- INFORMATION SHOWN -
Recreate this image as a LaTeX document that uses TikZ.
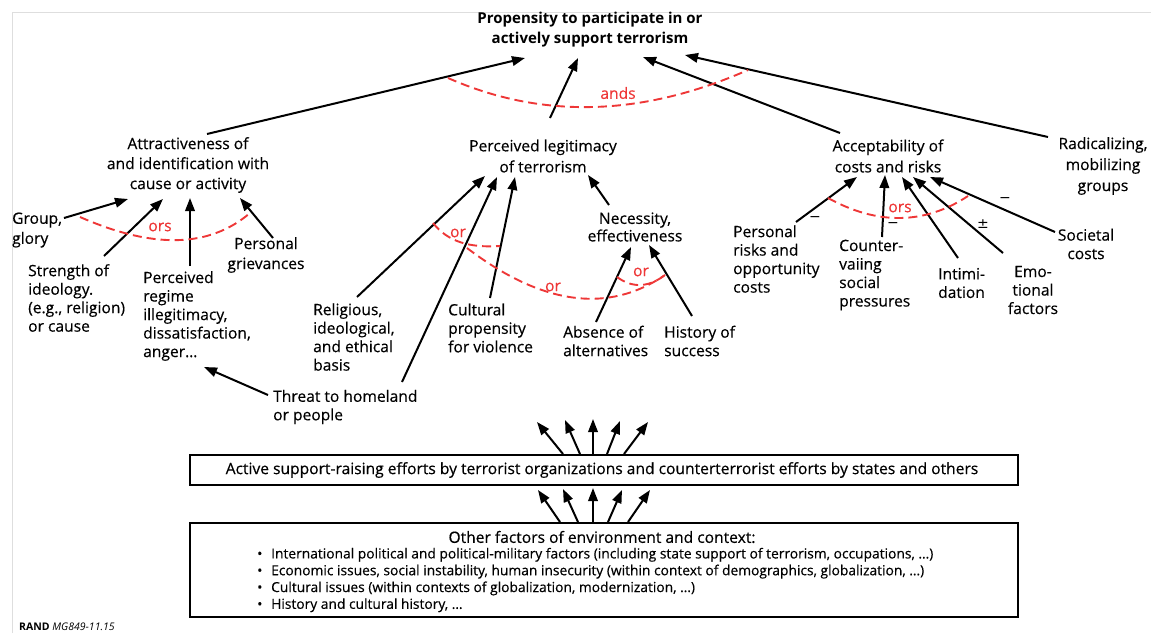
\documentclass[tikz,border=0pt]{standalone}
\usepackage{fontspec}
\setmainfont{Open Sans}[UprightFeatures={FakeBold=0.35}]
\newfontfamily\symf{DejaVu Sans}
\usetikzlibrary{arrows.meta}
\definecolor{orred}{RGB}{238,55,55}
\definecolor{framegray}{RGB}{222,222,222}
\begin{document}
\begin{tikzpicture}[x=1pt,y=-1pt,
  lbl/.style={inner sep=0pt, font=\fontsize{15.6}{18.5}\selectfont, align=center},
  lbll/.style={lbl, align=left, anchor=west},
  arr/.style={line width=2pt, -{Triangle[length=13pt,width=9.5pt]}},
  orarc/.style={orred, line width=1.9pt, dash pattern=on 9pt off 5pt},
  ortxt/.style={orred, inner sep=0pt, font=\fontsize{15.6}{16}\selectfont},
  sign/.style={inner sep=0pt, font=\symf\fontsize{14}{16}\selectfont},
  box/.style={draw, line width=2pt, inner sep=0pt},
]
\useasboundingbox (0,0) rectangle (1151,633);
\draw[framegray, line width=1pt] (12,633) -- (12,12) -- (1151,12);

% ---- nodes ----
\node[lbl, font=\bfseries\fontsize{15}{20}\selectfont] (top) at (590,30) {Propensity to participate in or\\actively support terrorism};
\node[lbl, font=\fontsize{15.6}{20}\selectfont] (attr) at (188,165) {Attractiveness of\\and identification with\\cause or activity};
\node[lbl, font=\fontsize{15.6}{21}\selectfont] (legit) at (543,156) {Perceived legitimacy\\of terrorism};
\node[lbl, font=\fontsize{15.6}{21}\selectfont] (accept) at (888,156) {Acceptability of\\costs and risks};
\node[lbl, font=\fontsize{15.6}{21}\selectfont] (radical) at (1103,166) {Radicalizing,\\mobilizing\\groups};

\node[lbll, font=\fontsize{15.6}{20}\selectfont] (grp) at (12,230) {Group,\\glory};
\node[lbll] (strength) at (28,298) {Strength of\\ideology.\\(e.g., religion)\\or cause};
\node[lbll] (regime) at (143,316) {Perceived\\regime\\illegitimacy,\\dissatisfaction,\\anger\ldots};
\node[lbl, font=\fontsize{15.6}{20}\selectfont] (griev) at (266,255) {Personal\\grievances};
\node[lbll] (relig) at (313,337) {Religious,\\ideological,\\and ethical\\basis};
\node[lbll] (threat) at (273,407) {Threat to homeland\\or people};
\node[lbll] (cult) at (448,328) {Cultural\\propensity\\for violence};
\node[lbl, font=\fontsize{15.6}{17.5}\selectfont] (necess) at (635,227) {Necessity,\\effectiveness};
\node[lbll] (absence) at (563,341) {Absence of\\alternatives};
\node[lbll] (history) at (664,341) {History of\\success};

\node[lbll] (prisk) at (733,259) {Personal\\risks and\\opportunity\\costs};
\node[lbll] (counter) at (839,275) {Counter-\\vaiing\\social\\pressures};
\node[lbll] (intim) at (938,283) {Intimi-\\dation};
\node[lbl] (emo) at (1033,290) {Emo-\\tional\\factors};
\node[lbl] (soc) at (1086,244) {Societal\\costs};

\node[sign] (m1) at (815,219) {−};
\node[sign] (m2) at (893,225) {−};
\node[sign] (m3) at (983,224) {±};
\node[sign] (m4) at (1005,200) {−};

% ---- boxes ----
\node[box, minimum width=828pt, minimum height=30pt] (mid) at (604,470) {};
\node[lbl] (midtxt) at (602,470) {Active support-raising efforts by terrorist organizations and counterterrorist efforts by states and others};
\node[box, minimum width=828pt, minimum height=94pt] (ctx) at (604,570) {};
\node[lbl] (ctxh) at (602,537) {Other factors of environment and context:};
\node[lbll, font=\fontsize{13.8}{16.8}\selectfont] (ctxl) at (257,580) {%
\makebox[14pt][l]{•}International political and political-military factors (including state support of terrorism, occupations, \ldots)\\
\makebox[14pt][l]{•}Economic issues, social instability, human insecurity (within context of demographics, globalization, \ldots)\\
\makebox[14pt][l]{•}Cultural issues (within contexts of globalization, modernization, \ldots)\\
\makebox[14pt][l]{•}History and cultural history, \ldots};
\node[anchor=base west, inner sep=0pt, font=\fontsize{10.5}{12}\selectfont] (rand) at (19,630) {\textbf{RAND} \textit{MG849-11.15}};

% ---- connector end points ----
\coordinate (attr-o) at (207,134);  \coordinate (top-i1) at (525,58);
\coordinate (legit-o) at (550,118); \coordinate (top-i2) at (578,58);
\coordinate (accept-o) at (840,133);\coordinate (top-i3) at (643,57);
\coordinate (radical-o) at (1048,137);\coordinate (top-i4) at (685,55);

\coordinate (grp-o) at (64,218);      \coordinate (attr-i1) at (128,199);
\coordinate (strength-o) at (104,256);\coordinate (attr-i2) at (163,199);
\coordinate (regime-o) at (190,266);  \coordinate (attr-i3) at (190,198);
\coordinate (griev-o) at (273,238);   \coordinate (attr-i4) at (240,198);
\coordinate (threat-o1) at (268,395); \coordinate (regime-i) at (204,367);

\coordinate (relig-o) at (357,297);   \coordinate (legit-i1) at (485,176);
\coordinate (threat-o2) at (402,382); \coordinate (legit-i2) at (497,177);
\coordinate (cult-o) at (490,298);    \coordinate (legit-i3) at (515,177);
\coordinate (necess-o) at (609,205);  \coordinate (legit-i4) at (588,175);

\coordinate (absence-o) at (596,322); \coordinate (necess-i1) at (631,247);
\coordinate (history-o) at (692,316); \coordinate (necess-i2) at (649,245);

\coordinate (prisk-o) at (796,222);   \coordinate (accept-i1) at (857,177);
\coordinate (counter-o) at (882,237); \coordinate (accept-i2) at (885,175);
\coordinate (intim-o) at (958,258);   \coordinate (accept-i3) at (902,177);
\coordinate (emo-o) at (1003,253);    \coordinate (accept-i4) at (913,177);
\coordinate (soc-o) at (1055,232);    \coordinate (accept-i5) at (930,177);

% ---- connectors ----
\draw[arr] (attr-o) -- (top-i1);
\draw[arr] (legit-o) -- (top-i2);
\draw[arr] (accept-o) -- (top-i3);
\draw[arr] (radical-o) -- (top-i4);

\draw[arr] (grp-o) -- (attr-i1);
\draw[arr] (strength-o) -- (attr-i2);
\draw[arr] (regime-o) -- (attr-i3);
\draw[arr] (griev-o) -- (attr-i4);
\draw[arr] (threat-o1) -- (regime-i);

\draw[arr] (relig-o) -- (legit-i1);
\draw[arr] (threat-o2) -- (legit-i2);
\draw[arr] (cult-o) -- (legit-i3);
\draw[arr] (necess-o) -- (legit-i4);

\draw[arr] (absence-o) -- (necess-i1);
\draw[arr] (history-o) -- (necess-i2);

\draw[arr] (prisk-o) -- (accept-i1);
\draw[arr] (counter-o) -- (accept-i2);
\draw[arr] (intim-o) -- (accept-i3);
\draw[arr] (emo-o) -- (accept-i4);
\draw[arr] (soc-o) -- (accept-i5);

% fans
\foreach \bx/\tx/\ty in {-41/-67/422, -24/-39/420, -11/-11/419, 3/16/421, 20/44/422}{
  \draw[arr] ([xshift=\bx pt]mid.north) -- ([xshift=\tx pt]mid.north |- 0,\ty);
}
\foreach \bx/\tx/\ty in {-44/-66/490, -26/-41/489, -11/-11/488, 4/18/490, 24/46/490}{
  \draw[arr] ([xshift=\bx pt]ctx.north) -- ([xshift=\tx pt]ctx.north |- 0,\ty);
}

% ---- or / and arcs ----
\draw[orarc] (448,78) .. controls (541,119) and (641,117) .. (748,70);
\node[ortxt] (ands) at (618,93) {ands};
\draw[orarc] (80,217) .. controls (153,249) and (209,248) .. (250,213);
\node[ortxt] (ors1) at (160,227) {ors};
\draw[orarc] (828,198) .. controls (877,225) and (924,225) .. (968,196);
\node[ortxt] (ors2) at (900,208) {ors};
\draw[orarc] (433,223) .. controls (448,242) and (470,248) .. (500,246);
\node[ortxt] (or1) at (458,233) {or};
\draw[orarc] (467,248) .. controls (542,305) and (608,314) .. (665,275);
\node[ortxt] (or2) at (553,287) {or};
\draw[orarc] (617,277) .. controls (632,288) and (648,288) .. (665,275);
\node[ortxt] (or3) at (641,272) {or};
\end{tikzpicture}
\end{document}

- TASK BRIEF -
Reproduce the material above exactly, first line through the line that contains "(12,12) -- (1151,12);", minus the pictures.

- FINAL RESULT -
Recreate this image as a LaTeX document that uses TikZ.
\documentclass[tikz,border=0pt]{standalone}
\usepackage{fontspec}
\setmainfont{Open Sans}[UprightFeatures={FakeBold=0.35}]
\newfontfamily\symf{DejaVu Sans}
\usetikzlibrary{arrows.meta}
\definecolor{orred}{RGB}{238,55,55}
\definecolor{framegray}{RGB}{222,222,222}
\begin{document}
\begin{tikzpicture}[x=1pt,y=-1pt,
  lbl/.style={inner sep=0pt, font=\fontsize{15.6}{18.5}\selectfont, align=center},
  lbll/.style={lbl, align=left, anchor=west},
  arr/.style={line width=2pt, -{Triangle[length=13pt,width=9.5pt]}},
  orarc/.style={orred, line width=1.9pt, dash pattern=on 9pt off 5pt},
  ortxt/.style={orred, inner sep=0pt, font=\fontsize{15.6}{16}\selectfont},
  sign/.style={inner sep=0pt, font=\symf\fontsize{14}{16}\selectfont},
  box/.style={draw, line width=2pt, inner sep=0pt},
]
\useasboundingbox (0,0) rectangle (1151,633);
\draw[framegray, line width=1pt] (12,633) -- (12,12) -- (1151,12);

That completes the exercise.